§ Objective: Include the line with "from matplotlib.patches import Rectangle" and every line before it in the entries below, echoed exactly, but not the pictures.

§ Data for this exercise:
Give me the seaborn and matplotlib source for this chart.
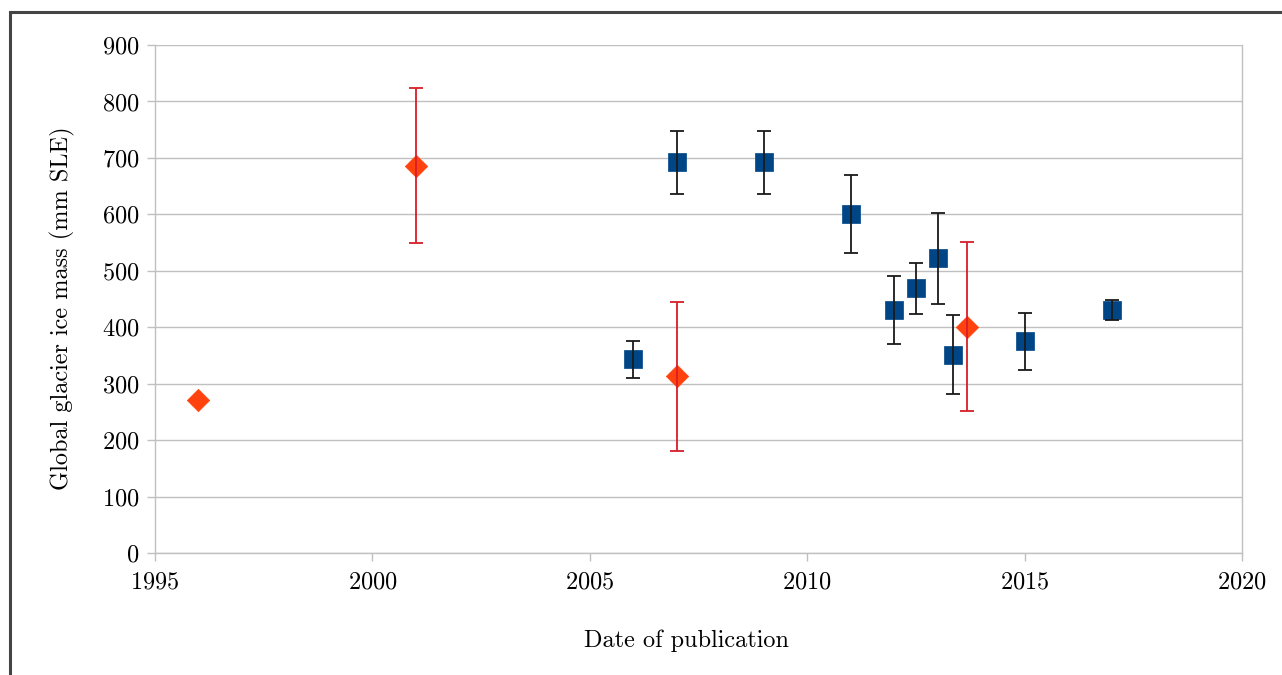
import matplotlib
matplotlib.use("Agg")
import matplotlib.pyplot as plt
import seaborn as sns
import pandas as pd
from matplotlib.patches import Rectangle

# Estimativas com quadrado azul
blue_year = [2006.0, 2007.0, 2009.0, 2011.0, 2012.0, 2012.5, 2013.0, 2013.35, 2015.0, 2017.0]
blue_mass = [343, 692, 692, 600, 430, 469, 522, 351, 375, 430]
blue_err = [33, 56, 56, 69, 60, 45, 80, 70, 50, 18]

# Estimativas com losango vermelho
red_year = [1996.0, 2001.0, 2007.0, 2013.67]
red_mass = [271, 686, 313, 401]
red_err = [0, 137, 132, 150]

x_ticks = [1995, 2000, 2005, 2010, 2015, 2020]
y_ticks = [0, 100, 200, 300, 400, 500, 600, 700, 800, 900]

blue_df = pd.DataFrame({"year": blue_year, "mass": blue_mass, "err": blue_err})
red_df = pd.DataFrame({"year": red_year, "mass": red_mass, "err": red_err})

sns.set_style("white")
plt.rcParams["font.family"] = ["cmr10", "DejaVu Serif"]
plt.rcParams["axes.formatter.use_mathtext"] = True

fig = plt.figure(figsize=(12.82, 6.75), dpi=100)
ax = fig.add_axes([0.1209, 0.1807, 0.8479, 0.7526])

# Moldura externa da figura
fig.patches.append(Rectangle((10 / 1282, -0.1), 1.2, 0.1 + (675 - 12) / 675,
                             transform=fig.transFigure, fill=False,
                             edgecolor="#444444", linewidth=2.2))

sns.scatterplot(data=blue_df, x="year", y="mass", marker="s", s=175,
                color="#004586", edgecolor="#004586", linewidth=0.5,
                ax=ax, zorder=3)
sns.scatterplot(data=red_df, x="year", y="mass", marker="D", s=130,
                color="#ff420e", edgecolor="#ff420e", linewidth=0.5,
                ax=ax, zorder=3)

# Barras de erro apenas onde existe incerteza
blue_eb = blue_df[blue_df["err"] > 0]
red_eb = red_df[red_df["err"] > 0]
ax.errorbar(blue_eb["year"], blue_eb["mass"], yerr=blue_eb["err"], fmt="none",
            ecolor="#1a1a1a", elinewidth=1.3, capsize=5, capthick=1.3, zorder=4)
ax.errorbar(red_eb["year"], red_eb["mass"], yerr=red_eb["err"], fmt="none",
            ecolor="#d81e28", elinewidth=1.3, capsize=5, capthick=1.3, zorder=4)

ax.set_xlim(1995, 2020)
ax.set_ylim(0, 900)
ax.set_xticks(x_ticks)
ax.set_yticks(y_ticks)
ax.grid(axis="y", color="#c0c0c0", linewidth=1.0)
ax.set_axisbelow(True)

for side in ["left", "bottom", "right"]:
    ax.spines[side].set_color("#c0c0c0")
    ax.spines[side].set_linewidth(1.0)
ax.spines["top"].set_visible(False)

ax.tick_params(axis="both", which="major", labelsize=17.5, length=6,
               width=1.0, color="#c0c0c0", labelcolor="black", direction="out",
               bottom=True, left=True)
ax.tick_params(axis="x", pad=7)
ax.tick_params(axis="y", pad=5)

ax.set_xlabel("Date of publication", fontsize=17.5, labelpad=24, color="black")
ax.set_ylabel("Global glacier ice mass (mm SLE)", fontsize=17.5, labelpad=20,
              color="black")
ax.xaxis.set_label_coords(0.489, -0.15)
ax.yaxis.set_label_coords(-0.074, 0.482)

plt.savefig("out.png", dpi=100)
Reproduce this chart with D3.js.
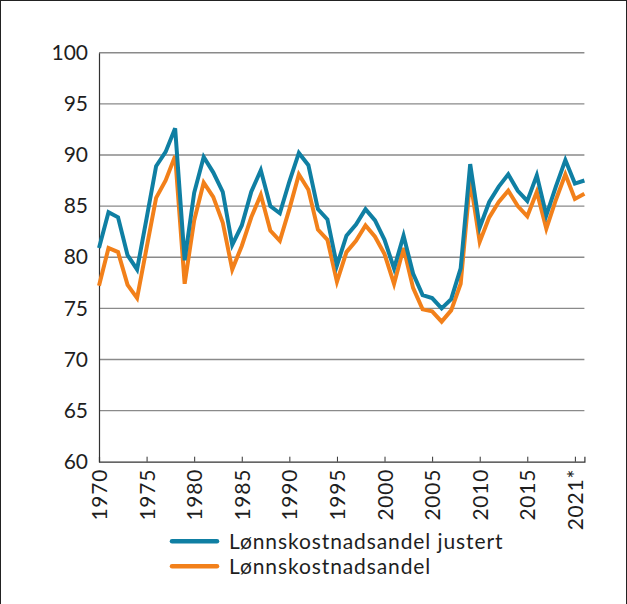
<!DOCTYPE html>
<html lang="no">
<head>
<meta charset="UTF-8">
<title>Lønnskostnadsandel</title>
<script src="https://d3js.org/d3.v7.min.js"></script>
<style>
  body { margin: 0; background: #fff; }
  svg text { font-family: Lato, "Open Sans", sans-serif; fill: #1e1e1e; }
</style>
</head>
<body>
<div id="chart"></div>
<script>
// years 1970-2021
var years = d3.range(1970, 2022);

var justert = [
  80.9, 84.4, 83.9, 80.2, 78.8, 83.8, 88.9, 90.3, 92.6, 79.7,
  86.3, 89.8, 88.3, 86.4, 81.2, 83.1, 86.4, 88.5, 85.0, 84.3,
  87.4, 90.2, 89.0, 84.7, 83.7, 79.2, 82.1, 83.2, 84.7, 83.6,
  81.7, 78.9, 82.1, 78.4, 76.3, 76.0, 75.0, 75.9, 78.9, 89.1,
  82.9, 85.4, 86.9, 88.1, 86.5, 85.5, 88.0, 84.1, 86.9, 89.5,
  87.2, 87.5
];

var andel = [
  77.2, 80.9, 80.5, 77.3, 76.0, 80.9, 85.8, 87.5, 89.9, 77.4,
  83.6, 87.3, 85.9, 83.4, 78.8, 81.1, 83.9, 86.1, 82.6, 81.6,
  84.7, 88.1, 86.6, 82.7, 81.7, 77.6, 80.5, 81.6, 83.1, 82.0,
  80.3, 77.4, 80.9, 77.0, 74.9, 74.7, 73.7, 74.8, 77.4, 87.6,
  81.5, 83.9, 85.4, 86.5, 85.0, 84.0, 86.4, 82.8, 85.6, 88.1,
  85.7, 86.2
];

var yTicks = [60, 65, 70, 75, 80, 85, 90, 95, 100];
var xTicks = [1970, 1975, 1980, 1985, 1990, 1995, 2000, 2005, 2010, 2015, 2020];
var xTickLabels = ["1970", "1975", "1980", "1985", "1990", "1995", "2000", "2005", "2010", "2015", "2021*"];

var seriesNames = ["Lønnskostnadsandel justert", "Lønnskostnadsandel"];
var colors = ["#0f7fa3", "#f2801a"];

var W = 627, H = 604;
var margin = { top: 52.7, right: 42.6, bottom: 142.3, left: 99 };
var fontSize = 21;

var svg = d3.select("#chart").append("svg")
  .attr("width", W)
  .attr("height", H);

// frame
svg.append("rect")
  .attr("x", 0.5).attr("y", 0.5)
  .attr("width", W - 1).attr("height", H + 5)
  .attr("fill", "none")
  .attr("stroke", "#222")
  .attr("stroke-width", 1);

var x = d3.scaleLinear()
  .domain([1970, 2021])
  .range([margin.left, W - margin.right]);

var y = d3.scaleLinear()
  .domain([60, 100])
  .range([H - margin.bottom, margin.top]);

// gridlines
svg.append("g")
  .selectAll("line")
  .data(yTicks.slice(1))
  .join("line")
  .attr("x1", x(1970)).attr("x2", x(2021))
  .attr("y1", d => y(d)).attr("y2", d => y(d))
  .attr("stroke", "#8a8a8a")
  .attr("stroke-width", 1.4);

// y axis
var yAxis = svg.append("g")
  .attr("transform", "translate(" + x(1970) + ",0)")
  .call(d3.axisLeft(y).tickValues(yTicks).tickSize(0).tickPadding(11));
yAxis.select(".domain").attr("stroke", "#333").attr("stroke-width", 1.2);
yAxis.selectAll("text").attr("font-size", fontSize).attr("fill", "#1e1e1e");

// x axis
var xAxis = svg.append("g")
  .attr("transform", "translate(0," + y(60) + ")")
  .call(d3.axisBottom(x).tickValues(xTicks).tickSize(-5)
    .tickFormat((d, i) => xTickLabels[i]));
xAxis.select(".domain").attr("stroke", "#333").attr("stroke-width", 1.2);
xAxis.selectAll(".tick line").attr("stroke", "#333");
xAxis.selectAll("text")
  .attr("font-size", fontSize)
  .attr("letter-spacing", "0.8px")
  .attr("fill", "#1e1e1e")
  .attr("transform", "rotate(-90)")
  .attr("text-anchor", "end")
  .attr("x", -7)
  .attr("y", 0)
  .attr("dy", "0.36em");

// lines
var line0 = d3.line().x((d, i) => x(years[i])).y(d => y(d));

[andel, justert].forEach(function (vals, k) {
  svg.append("path")
    .datum(vals)
    .attr("fill", "none")
    .attr("stroke", k === 0 ? colors[1] : colors[0])
    .attr("stroke-width", 4)
    .attr("stroke-linejoin", "miter")
    .attr("d", line0);
});

// legend
var legend = svg.append("g");
seriesNames.forEach(function (name, i) {
  var ly = 541.3 + i * 25;
  legend.append("line")
    .attr("x1", 172).attr("x2", 217)
    .attr("y1", ly).attr("y2", ly)
    .attr("stroke", colors[i])
    .attr("stroke-width", 4.5)
    .attr("stroke-linecap", "round");
  legend.append("text")
    .attr("x", 229).attr("y", ly)
    .attr("dy", "0.35em")
    .attr("font-size", fontSize)
    .attr("letter-spacing", "0.9px")
    .text(name);
});
</script>
</body>
</html>
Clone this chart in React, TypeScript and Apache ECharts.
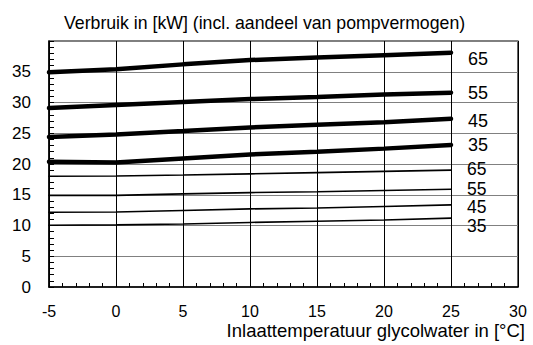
import React, { useEffect, useRef } from "react";
import * as echarts from "echarts";

const xValues = [-5, 0, 5, 10, 15, 20, 25];
const thick65 = [34.9, 35.4, 36.2, 36.9, 37.3, 37.7, 38.1];
const thick55 = [29.1, 29.6, 30.1, 30.55, 30.9, 31.3, 31.6];
const thick45 = [24.4, 24.8, 25.35, 25.95, 26.4, 26.8, 27.35];
const thick35 = [20.35, 20.25, 20.9, 21.55, 22.0, 22.5, 23.1];
const thin65 = [18.0, 18.05, 18.2, 18.4, 18.6, 18.8, 19.0];
const thin55 = [14.9, 14.9, 15.15, 15.35, 15.5, 15.7, 15.9];
const thin45 = [12.15, 12.2, 12.45, 12.7, 12.85, 13.1, 13.35];
const thin35 = [10.05, 10.1, 10.25, 10.5, 10.7, 10.9, 11.2];
const seriesLabels = ["65", "55", "45", "35", "65", "55", "45", "35"];
const yTicks = [0, 5, 10, 15, 20, 25, 30, 35, 40];
const titleText = "Verbruik in [kW] (incl. aandeel van pompvermogen)";
const xName = "Inlaattemperatuur glycolwater in [°C]";

const FONT = "'Liberation Sans', Arial, Helvetica, sans-serif";

export default function App() {
  const ref = useRef<HTMLDivElement>(null);
  useEffect(() => {
    document.body.style.margin = "0";
    if (!ref.current) return;
    const chart = echarts.init(ref.current, null, { renderer: "svg" });
    const all = [thick65, thick55, thick45, thick35, thin65, thin55, thin45, thin35];
    const labelOffsets = [6, 0, 2, 0, -1, -0.5, 2.3, 8];
    const series = all.map((vals, i) => {
      const thick = i < 4;
      return {
        type: "line",
        name: seriesLabels[i] + (thick ? "t" : "n"),
        data: xValues.map((x, j) => [x, vals[j]]),
        showSymbol: false,
        symbol: "none",
        lineStyle: {
          color: "#000",
          width: thick ? 4.5 : 1.6,
          cap: "round",
        },
        endLabel: {
          show: true,
          formatter: () => seriesLabels[i],
          distance: thick ? 17 : 16,
          offset: [0, labelOffsets[i]],
          color: "#000",
          fontFamily: FONT,
          fontSize: thick ? 18 : 17.5,
        },
        z: thick ? 4 : 3,
      };
    });
    chart.setOption({
      animation: false,
      textStyle: { fontFamily: FONT },
      title: {
        text: titleText,
        left: 59,
        top: 9,
        textStyle: { fontFamily: FONT, fontSize: 17.7, fontWeight: "normal", color: "#000" },
      },
      graphic: [
        {
          type: "text",
          right: 8,
          top: 320.5,
          style: {
            text: xName,
            fontFamily: FONT,
            fontSize: 18.5,
            fill: "#000",
          },
        },
      ],
      grid: {
        left: 49,
        right: 15,
        top: 41,
        bottom: 58,
        show: true,
        borderColor: "#000",
        borderWidth: 1.2,
        backgroundColor: "transparent",
      },
      xAxis: {
        type: "value",
        min: -5,
        max: 30,
        interval: 5,
        axisLine: { show: true, onZero: false, lineStyle: { color: "#000", width: 1.5 } },
        axisTick: { show: true, inside: true, length: 4, lineStyle: { color: "#000" } },
        minorTick: { show: true, splitNumber: 5, length: 4, lineStyle: { color: "#000", width: 1 } },
        splitLine: { show: true, lineStyle: { color: "#000", width: 1 } },
        axisLabel: { color: "#000", fontSize: 16, fontFamily: FONT, margin: 16.5 },
      },
      yAxis: {
        type: "value",
        min: yTicks[0],
        max: yTicks[yTicks.length - 1],
        interval: 5,
        axisLine: { show: true, onZero: false, lineStyle: { color: "#000", width: 1.5 } },
        axisTick: { show: true, inside: true, length: 5, lineStyle: { color: "#000" } },
        minorTick: { show: true, splitNumber: 5, length: 5, lineStyle: { color: "#000", width: 1 } },
        splitLine: { show: true, lineStyle: { color: "#808080", width: 1 } },
        axisLabel: {
          color: "#000",
          fontSize: 17,
          fontFamily: FONT,
          margin: 18,
          formatter: (v: number) => (v === 40 ? "" : String(v)),
        },
      },
      series,
    });
    return () => chart.dispose();
  }, []);
  return <div ref={ref} style={{ width: 533, height: 345 }} />;
}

§ Exercise output:
Give me the seaborn and matplotlib source for this chart.
import matplotlib
matplotlib.use("Agg")
import matplotlib.pyplot as plt
import seaborn as sns
import pandas as pd
from matplotlib.patches import Rectangle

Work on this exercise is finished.